Looted temple lintels repatriated to Thailand

Two hand-carved lintels have been returned to Thailand 50 years after they were stolen from ancient temples and smuggled out of the country. They were officially handed over to officials from the Royal Thai Consulate in a ceremony that included traditional Thai dancers and prayers at Los Angeles on Tuesday.

The 1,500-pound sandstone lintels were carved in the pre-Angkorean Baphuon style in the 9th-10th century when Thailand was part of the Khmer Empire. They were stolen from the Nong Hong Temple and the Khao Lon Temple in northeastern Thailand in the 1960s. The last time the Nong Hong lintel was documented in its original location was 1959. The Khao Lon lintel was in place until at least 1967. Avery Brundage, then President of the International Olympic Committee and an insatiable collector of Asian art, bought the former from a London auction house in 1966 and the latter from a gallery in Paris in 1968.

Brundage donated some of his enormous collection to the city of San Francisco and the Asian Art Museum was built to house it in 1966. He bequeathed the rest of his collection to his museum after his death in 1975. Today the museum has 7,700 Brundage pieces in its 17,000 piece collection. The problem is Brundage, a notorious anti-Semite and racist, gave not a single rat’s ass about the ownership histories of any of the loot in his collection, so now the museum is paying the price for Brundage’s cavalier covetousness.

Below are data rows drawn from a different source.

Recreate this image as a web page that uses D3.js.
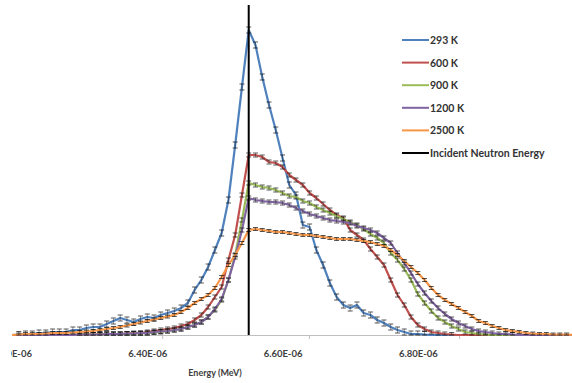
<!DOCTYPE html>
<html>
<head>
<meta charset="utf-8">
<script src="https://cdn.jsdelivr.net/npm/d3@7"></script>
<style>
  body { margin: 0; background: #fff; }
  svg { display: block; font-family: Lato, "Open Sans", sans-serif; }
</style>
</head>
<body>
<div id="chart"></div>
<script>
// Energy bin centres, in units of 1e-6 MeV
const energy = [
  6.20, 6.21, 6.22, 6.23, 6.24, 6.25, 6.26, 6.27, 6.28, 6.29,
  6.30, 6.31, 6.32, 6.33, 6.34, 6.35, 6.36, 6.37, 6.38, 6.39,
  6.40, 6.41, 6.42, 6.43, 6.44, 6.45, 6.46, 6.47, 6.48, 6.49,
  6.50, 6.51, 6.52, 6.53, 6.54, 6.55, 6.56, 6.57, 6.58, 6.59,
  6.60, 6.61, 6.62, 6.63, 6.64, 6.65, 6.66, 6.67, 6.68, 6.69,
  6.70, 6.71, 6.72, 6.73, 6.74, 6.75, 6.76, 6.77, 6.78, 6.79,
  6.80, 6.81, 6.82, 6.83, 6.84, 6.85, 6.86, 6.87, 6.88, 6.89,
  6.90, 6.91, 6.92, 6.93, 6.94, 6.95, 6.96, 6.97, 6.98, 6.99,
  7.00, 7.01, 7.02, 7.03
];

// relative flux (arbitrary units), one value per bin
const flux293 = [
  0, 0.5, 1, 1, 2, 2, 3, 3, 3, 5,
  5, 7, 8, 8, 11, 14, 17, 15, 13, 16,
  18, 17, 20, 22, 24, 27, 32, 45, 55, 68,
  85, 102, 135, 190, 248, 305, 290, 258, 230, 205,
  177, 150, 140, 110, 108, 85, 70, 52, 38, 30,
  27, 30, 22, 20, 15, 12, 8, 5, 3, 1,
  1, 0.5, 0, 0, 0, 0, 0, 0, 0, 0,
  0, 0, 0, 0, 0, 0, 0, 0, 0, 0,
  0, 0, 0, 0
];
const flux600 = [
  0, 0, 0, 0, 0, 0, 0, 0, 0, 0,
  0.5, 0.5, 0.5, 1, 1, 1, 1, 1.5, 2, 2,
  3, 4, 5, 6, 7, 9, 11, 15, 20, 28,
  38, 48, 75, 100, 140, 180, 180, 178, 173, 172,
  168, 160, 155, 150, 142, 137, 131, 125, 120, 117,
  105, 100, 95, 86, 78, 70, 55, 40, 30, 18,
  10, 6, 3, 2, 1, 0.5, 0, 0, 0, 0,
  0, 0, 0, 0, 0, 0, 0, 0, 0, 0,
  0, 0, 0, 0
];
const flux900 = [
  0, 0, 0, 0, 0, 0, 0, 0, 0, 0,
  0.5, 0.5, 0.5, 0.5, 1, 1, 1, 1, 1.5, 1.5,
  2, 2.5, 3, 4, 5, 6, 8, 10, 13, 18,
  25, 35, 55, 80, 115, 152, 150, 148, 147, 145,
  142, 139, 138, 134, 132, 128, 125, 122, 119, 116,
  113, 110, 106, 101, 97, 92, 82, 75, 66, 55,
  41, 32, 24, 17, 13, 9, 6, 3, 2, 1,
  0.5, 0, 0, 0, 0, 0, 0, 0, 0, 0,
  0, 0, 0, 0
];
const flux1200 = [
  0, 0, 0, 0, 0, 0, 0, 0, 0, 0,
  0.5, 0.5, 0.5, 0.5, 1, 1, 1, 1.5, 1.5, 2,
  2, 3, 3.5, 4, 5, 6, 8, 10, 13, 18,
  26, 36, 55, 78, 105, 137, 135, 134, 133, 133,
  132, 130, 127, 124, 121, 119, 117, 115, 114, 113,
  112, 109, 107, 105, 102, 97, 92, 82, 72, 62,
  51, 42, 34, 27, 21, 16, 12, 9, 6, 4,
  3, 2, 1, 1, 0.5, 0, 0, 0, 0, 0,
  0, 0, 0, 0
];
const flux2500 = [
  0, 0.5, 1, 1, 1, 1.5, 2, 2, 2, 2.5,
  3, 3.5, 4, 5, 6, 7, 8, 9.5, 11, 12.5,
  14, 15.5, 17, 18.5, 20, 23, 27, 32, 36, 40,
  47, 58, 70, 80, 92, 105, 106, 105, 104, 103,
  103, 102, 101, 100, 100, 99, 98, 97, 96, 96,
  96, 95, 94, 93, 91, 89, 85, 80, 74, 68,
  62, 55, 47, 40, 35, 31, 27, 23, 19, 14,
  12, 9, 7, 5, 4, 3, 2, 1.5, 1, 1,
  0.5, 0.5, 0.5, 0
];

const seriesNames = ['293 K', '600 K', '900 K', '1200 K', '2500 K'];
const seriesValues = [flux293, flux600, flux900, flux1200, flux2500];
const seriesErr = [3, 2, 2, 2, 1.5];
const seriesColors = ['#4f81bd', '#c0504d', '#9bbb59', '#8064a2', '#f79646'];

const incidentEnergy = 6.55;
const labelTicks = [6.2, 6.4, 6.6, 6.8];
const markTicks = [6.422, 6.639, 6.861];

const width = 572, height = 383;
const plot = { left: 12, right: 572, top: 5, bottom: 335 };

const svg = d3.select('#chart').append('svg')
  .attr('width', width)
  .attr('height', height);

const x = d3.scaleLinear()
  .domain([6.2, 7.028])
  .range([plot.left, plot.right]);

const y = d3.scaleLinear()
  .domain([0, 330])
  .range([plot.bottom, plot.top]);

svg.append('clipPath').attr('id', 'clip')
  .append('rect')
  .attr('x', plot.left).attr('y', 0)
  .attr('width', plot.right - plot.left).attr('height', plot.bottom + 1);

// the chart area cuts the first label, as in the original
svg.append('clipPath').attr('id', 'labelclip')
  .append('rect')
  .attr('x', 11).attr('y', plot.bottom)
  .attr('width', width).attr('height', 40);

// x axis line + tick marks
const axisG = svg.append('g')
  .attr('transform', `translate(0,${plot.bottom})`)
  .call(d3.axisBottom(x).tickValues(markTicks).tickFormat('').tickSize(4).tickSizeOuter(0));
axisG.selectAll('path, line').attr('stroke', '#bfbfbf');

// tick labels
const fmt = v => {
  const s = (v * 1e-6).toExponential(2).toUpperCase();
  const [m, e] = s.split('E');
  const n = +e;
  return m + 'E' + (n < 0 ? '-' : '+') + String(Math.abs(n)).padStart(2, '0');
};
const labelG = svg.append('g')
  .attr('clip-path', 'url(#labelclip)')
  .append('g')
  .attr('transform', `translate(0,${plot.bottom})`)
  .call(d3.axisBottom(x).tickValues(labelTicks).tickFormat(fmt).tickSize(0).tickPadding(15));
labelG.select('.domain').remove();
labelG.selectAll('text')
  .attr('font-family', 'Lato, sans-serif')
  .attr('font-size', 9.5)
  .attr('font-weight', 'bold')
  .attr('fill', '#404040');

svg.append('text')
  .attr('x', 215)
  .attr('y', 376)
  .attr('text-anchor', 'middle')
  .attr('font-size', 9)
  .attr('font-weight', 'bold')
  .attr('fill', '#404040')
  .text('Energy (MeV)');

const plotG = svg.append('g').attr('clip-path', 'url(#clip)');

const line = d3.line()
  .x((d, i) => x(energy[i]))
  .y(d => y(d));

seriesValues.forEach((vals, k) => {
  const g = plotG.append('g');
  g.append('path')
    .datum(vals)
    .attr('fill', 'none')
    .attr('stroke', seriesColors[k])
    .attr('stroke-width', 2.2)
    .attr('stroke-linejoin', 'round')
    .attr('d', line);

  // error bars
  const pts = vals.map((v, i) => ({ e: energy[i], v })).filter(d => d.v > 0);
  const err = seriesErr[k];
  g.selectAll('line.bar')
    .data(pts)
    .enter().append('line')
    .attr('x1', d => x(d.e)).attr('x2', d => x(d.e))
    .attr('y1', d => y(d.v + err)).attr('y2', d => y(Math.max(0, d.v - err)))
    .attr('stroke', '#222').attr('stroke-opacity', 0.6).attr('stroke-width', 0.8);
  g.selectAll('line.cap')
    .data(pts.flatMap(d => [d.v + err, Math.max(0, d.v - err)].map(c => ({ e: d.e, c }))))
    .enter().append('line')
    .attr('x1', d => x(d.e) - 2.5).attr('x2', d => x(d.e) + 2.5)
    .attr('y1', d => y(d.c)).attr('y2', d => y(d.c))
    .attr('stroke', '#111').attr('stroke-opacity', 0.7).attr('stroke-width', 1);
});

// incident neutron energy
plotG.append('line')
  .attr('x1', x(incidentEnergy)).attr('x2', x(incidentEnergy))
  .attr('y1', y(330)).attr('y2', y(0))
  .attr('stroke', '#000')
  .attr('stroke-width', 2);

// legend
const legendNames = seriesNames.concat(['Incident Neutron Energy']);
const legendColors = seriesColors.concat(['#000']);
const legend = svg.append('g').attr('transform', 'translate(402,40)');
legendNames.forEach((name, i) => {
  const row = legend.append('g').attr('transform', `translate(0,${i * 22.6})`);
  row.append('line')
    .attr('x1', 0).attr('x2', 27)
    .attr('stroke', legendColors[i])
    .attr('stroke-width', 2);
  row.append('text')
    .attr('x', 28)
    .attr('y', 4)
    .attr('font-size', 10.5)
    .attr('font-weight', 'bold')
    .attr('fill', '#333')
    .text(name);
});
</script>
</body>
</html>
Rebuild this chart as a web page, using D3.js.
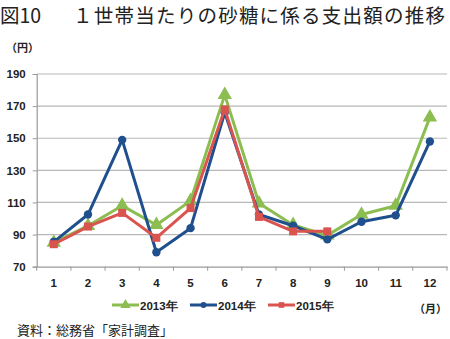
<!DOCTYPE html>
<html><head><meta charset="utf-8">
<script src="https://cdn.jsdelivr.net/npm/d3@7"></script>
<style>
html,body{margin:0;padding:0;background:#fff;}
svg{display:block;}
</style></head>
<body>
<script>
// Monthly household spending on sugar (yen)
const months = ["1","2","3","4","5","6","7","8","9","10","11","12"];
const s2013 = [85, 95.5, 108, 96, 111, 177, 109.5, 96, 89.5, 102.5, 108, 163];
const s2014 = [85.5, 102.5, 149, 79, 94, 166, 102.5, 95.5, 87, 98, 102, 148];
const s2015 = [84, 95, 103.5, 88, 106.5, 168, 101, 92, 92, null, null, null];
const yTicks = [70, 90, 110, 130, 150, 170, 190];
const seriesNames = ["2013年", "2014年", "2015年"];
const colors = ["#8cbd50", "#1f4f8d", "#d9534f"];
const shapes = [d3.symbolTriangle, d3.symbolCircle, d3.symbolSquare];

const W = 450, H = 339;
const svg = d3.select("body").append("svg").attr("width", W).attr("height", H);
const numFont = "'Liberation Sans', Arial, sans-serif";
const jpFont = "'Noto Sans CJK JP', sans-serif";

// title: figure number, then the caption
svg.append("text").attr("x", 0).attr("y", 23)
  .attr("font-family", jpFont).attr("font-size", 19.5)
  .attr("fill", "#222").text("図10");
svg.append("text").attr("x", 73).attr("y", 23)
  .attr("font-family", jpFont).attr("font-size", 19.5)
  .attr("textLength", 372).attr("lengthAdjust", "spacing")
  .attr("fill", "#222").text("１世帯当たりの砂糖に係る支出額の推移");

const plotL = 36.7, plotR = 447, plotT = 74, plotB = 266.7;
const x = d3.scaleBand().domain(months).range([plotL, plotR]);
const y = d3.scaleLinear().domain([70, 190]).range([plotB, plotT]);

// grid
svg.append("g").selectAll("line").data(yTicks.slice(1)).join("line")
  .attr("x1", plotL).attr("x2", plotR)
  .attr("y1", d => y(d)).attr("y2", d => y(d))
  .attr("stroke", "#b8b8b8").attr("stroke-width", 1.2);

// y axis
const yAxis = svg.append("g").attr("transform", `translate(${plotL},0)`)
  .call(d3.axisLeft(y).tickValues(yTicks).tickSize(4).tickPadding(7));
yAxis.select(".domain").attr("stroke", "#999").attr("stroke-width", 1.2);
yAxis.selectAll(".tick line").attr("stroke", "#999");
yAxis.selectAll("text").attr("font-family", numFont).attr("font-size", 11.5)
  .attr("font-weight", "bold").attr("fill", "#222");

// x axis
const xAxis = svg.append("g").attr("transform", `translate(0,${plotB})`)
  .call(d3.axisBottom(x).tickSize(0).tickPadding(12));
xAxis.select(".domain").attr("stroke", "#999").attr("stroke-width", 1.2);
xAxis.selectAll("text").attr("font-family", numFont).attr("font-size", 11.5)
  .attr("font-weight", "bold").attr("fill", "#222");
// category separators
svg.append("g").selectAll("line").data(months.concat(["end"])).join("line")
  .attr("x1", (d, i) => plotL + i * x.step()).attr("x2", (d, i) => plotL + i * x.step())
  .attr("y1", plotB).attr("y2", plotB + 4).attr("stroke", "#999");

// unit labels
svg.append("text").attr("x", 6).attr("y", 52).attr("font-family", jpFont)
  .attr("font-size", 11).attr("font-weight", "bold").attr("fill", "#222").text("（円）");
svg.append("text").attr("x", 414).attr("y", 313).attr("font-family", jpFont)
  .attr("font-size", 11).attr("font-weight", "bold").attr("fill", "#222").text("（月）");

// series
const cx = d => x(d) + x.bandwidth() / 2;
const all = [s2013, s2014, s2015];
const line = d3.line().defined(d => d.v != null).x(d => cx(d.m)).y(d => y(d.v));
const symSize = [90, 55, 64];
all.forEach((vals, i) => {
  const pts = months.map((m, j) => ({m, v: vals[j]}));
  const g = svg.append("g");
  g.append("path").datum(pts).attr("d", line).attr("fill", "none")
    .attr("stroke", colors[i]).attr("stroke-width", 3).attr("stroke-linejoin", "round");
  g.selectAll("path.m").data(pts.filter(p => p.v != null)).join("path").attr("class", "m")
    .attr("transform", p => `translate(${cx(p.m)},${y(p.v)})`)
    .attr("d", d3.symbol().type(shapes[i]).size(symSize[i])).attr("fill", colors[i]);
});

// legend
const legX = [112, 190, 268];
seriesNames.forEach((n, i) => {
  const g = svg.append("g").attr("transform", `translate(${legX[i]},305)`);
  g.append("line").attr("x1", 0).attr("x2", 27).attr("stroke", colors[i]).attr("stroke-width", 3);
  g.append("path").attr("transform", "translate(13.5,0)")
    .attr("d", d3.symbol().type(shapes[i]).size(symSize[i] * 0.5)).attr("fill", colors[i]);
  g.append("text").attr("x", 28).attr("y", 4.5).attr("font-family", numFont)
    .attr("font-size", 11.5).attr("font-weight", "bold").attr("fill", "#222").text(n);
});

// source
svg.append("text").attr("x", 17).attr("y", 335).attr("font-family", jpFont)
  .attr("font-size", 13).attr("fill", "#222").text("資料：総務省「家計調査」");
</script>
</body></html>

The worm turned on the lintels in 2016. A picture of one of the lintels caught the eye of a Thai non-profit cultural heritage organization and in September of that year, Consul General of the Royal Thai Consulate in Los Angeles visited in person. He told museum curators that the lintels had been stolen and Thailand wanted them back. The museum ghosted him and other Thai officials until the Department of Justice opened an investigation in 2017.

After a long and thorough investigation, the US Attorney’s filed an asset forfeiture complaint against the City of San Francisco in October, 2020. It detailed the evidence that the lintels had been stolen, including correspondence between Brundage and both the London and Paris galleries concerning archaeological evidence that the lintels had been looted and appeals from Thai officials for their return.

The museum’s argument was that there was no explicit proof that the lintels were stolen, but temples do not willingly sell pieces of themselves, especially structural features carved with scenes of religious import, and Thai laws going back to 1935 prohibit the export of protected cultural artifacts except under extremely limited circumstances which require a license. They also claim the letters between Brundage and his loot suppliers were talking about a third piece which Brundage returned to Thailand in 1970. Those dogs didn’t hunt, as the saying goes, and in February 2021 the parties settled the case with the museum agreeing to consent to the forfeiture.

The lintels are scheduled to arrive in Thailand on Friday. After an initial examination by experts from the Thai Fine Arts Department, the carved stones will go on display at the Bangkok National Museum for three months.